We also went shopping there. Way better prices.” This all ended once the first
Intifada started.
It was clear to me that, regardless of what
those who want to keep to the old socialist model say, things have changed
already from what I would have expected: the kibbutz has to bring in farm
workers from Thailand to work the fields as well as people from the Philippines
to care for the elderly. Their children do not sleep in the communal house
(more on this later) but with their parents, and Shmuel and Orna serve an
excellent espresso at their home.
When Orna was born, all kibbutzim separated
the kids from the parents early on. Kids were raised in a communal house,
supervised by a kibbutz member. This way both parents were free to continue
with their lives, work, do their own thing, and help run the kibbutz. The homes
were therefore much smaller. Orna said that as a kid she loved it very much, as
she had a very close relationship with her mates, and grew up to feel very
independent and self-confident.
When Orna had her first child, about 32
years ago, communal child-raising was still the model. But by then the trend
already was towards more family and less community so there was much discussion
about changing the model. Then the first Gulf War happened, Saddam Hussein announced
that “war with Israel would not end until all Israeli-held territory was
restored to Arab hands” (that sounds familiar) and true to form proceeded to
fire 39 Scud missiles at Israel’s civilian population centers (a total of 74
people died as a consequence of Scud attacks).

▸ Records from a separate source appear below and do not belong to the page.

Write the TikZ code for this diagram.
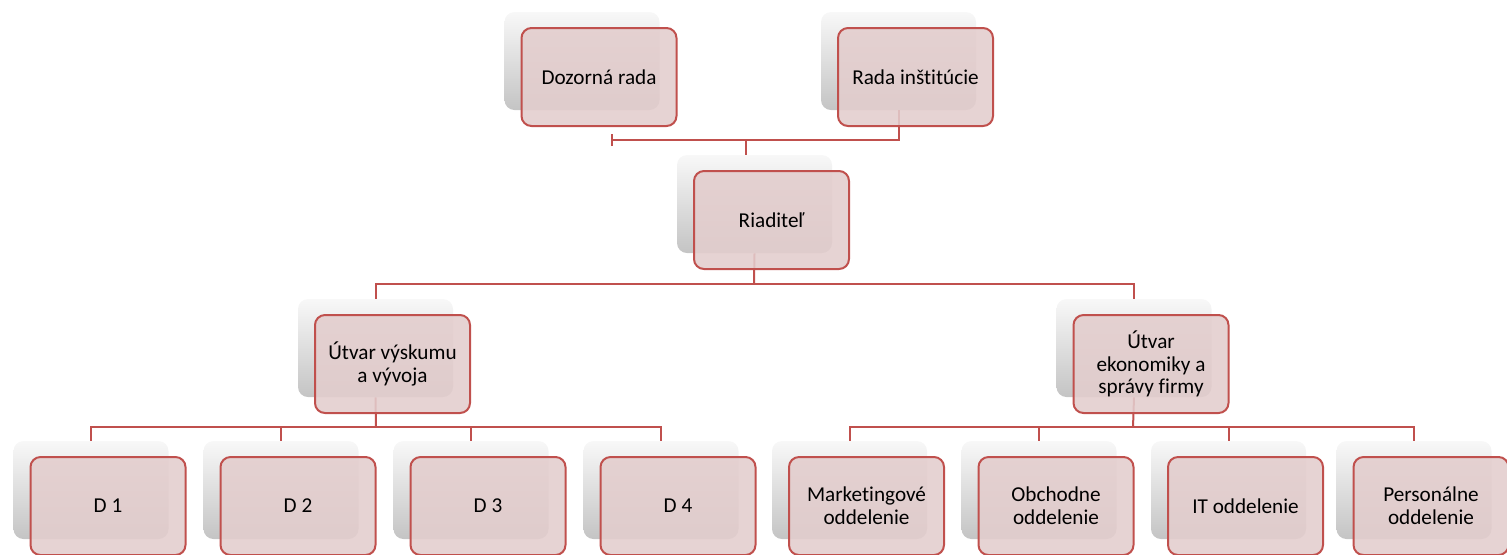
\documentclass[tikz,border=0pt]{standalone}
\usepackage{fontspec}
\setmainfont{Carlito}[Ligatures=NoCommon]
\usepackage{tikz}
\usetikzlibrary{arrows.meta,positioning}
\definecolor{boxred}{HTML}{C0504D}
\definecolor{boxfill}{HTML}{E3CDCD}
\definecolor{shadowtop}{HTML}{F8F8F8}
\definecolor{shadowbot}{HTML}{C4C4C4}
\pgfdeclarelayer{back}
\pgfdeclarelayer{mid}
\pgfsetlayers{back,mid,main}

% one org unit: grey card behind, red card in front
\newcommand{\orgbox}[4]{%
  \begin{pgfonlayer}{back}
    \node[backcard] (#1s) at (#2-17,#3-16) {};
  \end{pgfonlayer}
  \node[frontcard] (#1) at (#2,#3) {#4};
}

\begin{document}
\begin{tikzpicture}[
    x=0.5pt, y=-0.5pt,
    frontcard/.style={rectangle, rounded corners=5pt, draw=boxred, line width=1pt,
      fill=boxfill, fill opacity=0.88, text opacity=1, minimum width=77.5pt,
      minimum height=49pt, inner sep=2pt, align=center,
      font=\fontsize{10.6}{11.4}\selectfont},
    backcard/.style={rectangle, rounded corners=5pt, top color=shadowtop,
      bottom color=shadowbot, minimum width=77.5pt, minimum height=49pt},
    conn/.style={draw=boxred, line width=1pt}
]
\useasboundingbox (0,0) rectangle (1507,554);

\orgbox{dozor}{599}{77}{Dozorná rada}
\orgbox{rada}{915.5}{77}{Rada inštitúcie}
\orgbox{riad}{771.5}{220}{Riaditeľ}
\orgbox{vyskum}{392.5}{364}{Útvar výskumu\\a vývoja}
\orgbox{ekonom}{1151}{364}{Útvar\\ekonomiky a\\správy firmy}
\orgbox{d1}{108}{506}{D 1}
\orgbox{d2}{298}{506}{D 2}
\orgbox{d3}{488}{506}{D 3}
\orgbox{d4}{678}{506}{D 4}
\orgbox{market}{866.5}{506}{Marketingové\\oddelenie}
\orgbox{obchod}{1056}{506}{Obchodne\\oddelenie}
\orgbox{it}{1245.5}{506}{IT oddelenie}
\orgbox{person}{1431}{506}{Personálne\\oddelenie}

\coordinate (top) at (746,140);
\coordinate (busA) at (754,284);
\coordinate (busL) at (376,427);
\coordinate (busR) at (1133,427);

\begin{pgfonlayer}{mid}
\draw[conn, -{Bar[width=6pt]}] (radas.south) |- (611,140);
\draw[conn] (top) -- (top |- riads.north);
\draw[conn] (riads.south) -- (busA);
\draw[conn] (vyskums.north) |- (busA) -| (ekonoms.north);
\draw[conn] (vyskums.south) -- (busL);
\draw[conn] (d1s.north) |- (busL) -| (d4s.north);
\draw[conn] (d2s.north) -- (d2s.north |- busL);
\draw[conn] (d3s.north) -- (d3s.north |- busL);
\draw[conn] (ekonoms.south) -- (busR);
\draw[conn] (markets.north) |- (busR) -| (persons.north);
\draw[conn] (obchods.north) -- (obchods.north |- busR);
\draw[conn] (its.north) -- (its.north |- busR);
\end{pgfonlayer}
\end{tikzpicture}
\end{document}
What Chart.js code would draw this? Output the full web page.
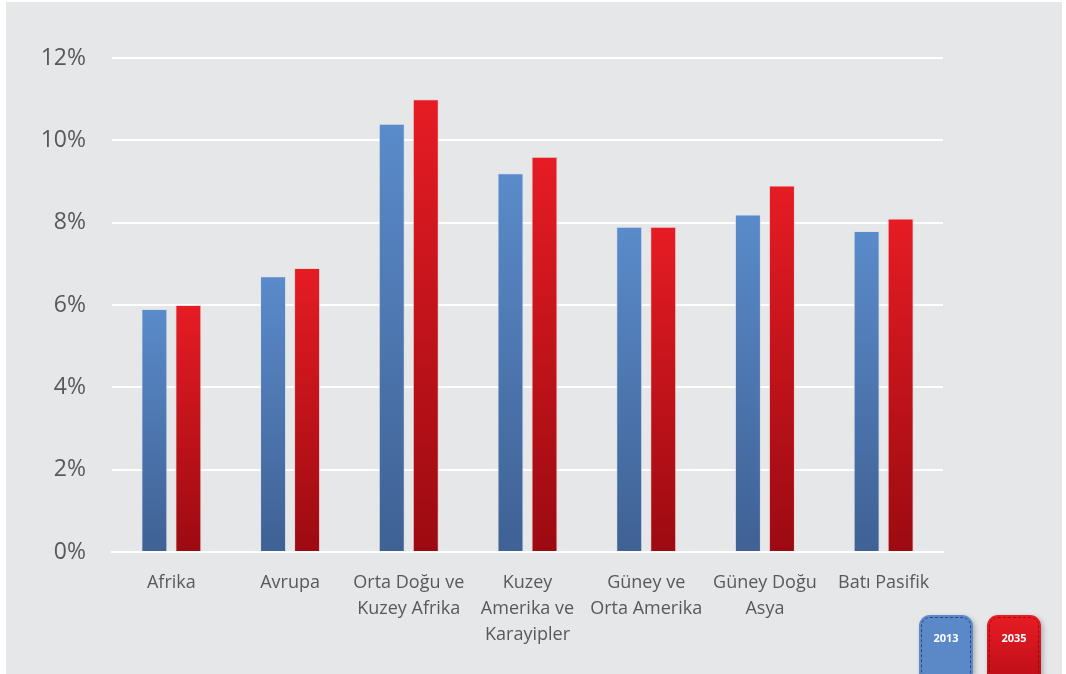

Also as a result of the Scud attacks, parents
demanded to have their kids stay with them. After the war, the kids never went
back to the communal house. That is why kibbutniks explain the change as
“because of Saddam.” And also “because of Saddam,” kibbutz homes now have to be
larger to accommodate the more traditional living quarters, each home with its
own bomb shelter (paid for by the government or, as Orna said with a smile, “The
government paid for our reno”).
But Orna also said she would rather give
the reno up for peace.
And this was my cue to ask the question:
What can be done to bring about peace?
Orna thinks the government should move
forward on a peace process much more aggressively than they currently are. She
hears the drones fly overhead and thinks “Do more! Do something! Don’t just
rely on the Army and bombs. Bomb shelters aren’t the solution for us. I want it
to stop. The Iron Dome isn’t enough. Peace is what we need.” She sounded
exasperated.
She believes the Israeli government says
there is no partner to negotiate with because it is easy for them to say it. But
instead Israel must start real negotiations. “It is easy to say ‘they want to
wipe us out’ but unless Israel opens up the negotiations, we haven’t heard them
say that in the
context of the negotiating table.” She also believes that time is running out
against Israel due to Iran’s imminent nuclear capability.
So who should the Israeli government
negotiate with? I asked.
“With Haniyeh. Start with him!”
I think at this point I could hardly
breathe. I was in Orna and Shmuel's living room and I could see the town of Abasan in the
Gaza Strip over my hostess' shoulder, less than 3 km away.
Actually open up the dialogue
with Israel’s avowed hater and the leader most committed to its destruction?